Setiap Natal tiba, aku selalu memimpikan memiliki sebuah kado
yang yang aku terima dari Santa Claus atau orang Jawa sering menyebutnya Sinter Klas. Para orang
tua sering menceritakan tentangnya. Menceritakan kepada anak-anak tentang
syarat mempunyai sebuah kado dari Santa Claus. Entah itu hanya mitos atau
sesuatu yang benar-benar terjadi. Namun yang pasti sampai aku dewasa belumlah
sekalipun sebuah kado muncul untukku pada hari Natal. Aku sadar bahwa dulu aku
adalah anak yang nakal,banyak berbuat dosa sehingga satupun kado yang hinggap
di tanganku. Santa Claus tidak akan pernah memberikan kado untuk anak yang
selama 1 tahun ini melakukan banyak perbuatan yang tidak baik.
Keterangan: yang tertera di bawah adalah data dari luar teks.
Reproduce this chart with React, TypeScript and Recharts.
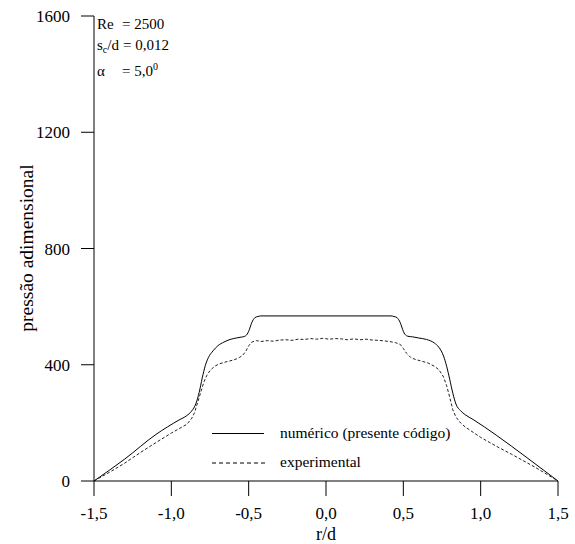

Dibalik rasa ingin memiliki itu, ada sebauh cerita yang
membuatku selalu mensyukuri setiap Natal yang aku lalui. Yang membuat sadar
bahwa kado bukanlah tujuan utama dari sebuah Natal. Melainkan semua itu
tersirat ketika ku baca sebuah buku cerita karya Hans Cristian Andersen. Dengan
judul “Gadis Kecil dan Korek Api”. Ceritanya seperti ini.
GADIS KECIL DAN KOREK API
Cuaca dingin sekali. Seharian ini salju turun terus. Seorang
gadis kecil berjalan menyusuri jalan sempit yang gelap. Tangan dan kakinya yang
telanjang biru karena kedinginan.
Waktu berangkat dari rumah tadi, dia memakai sandal. Tapi
sandal itu sandal ibunya. Sandal yang sebelah kanan terlepas ketika dia berlari
menyeberang jalan. Yang kiri terjatuh, lalu diambilnya dan dibawa lari seorang
anak yang sama miskinnya dengan dia.
Tangan gadis kecil yang kurus itu memegang segenggam korek
api. Angin dingin tertiup menembus bajunya yang bertambal-tambal dan menyengat
pipinya yang pucat. Sudah berjam-jam dia menyusur jalan-jalan yang tertutup
salju, menjajakkan korek api. Tapi malam ini adalah malam natal. Semua orang
ingin buru-buru pulang, sehingga mereka tidak memperhatikan gadis itu.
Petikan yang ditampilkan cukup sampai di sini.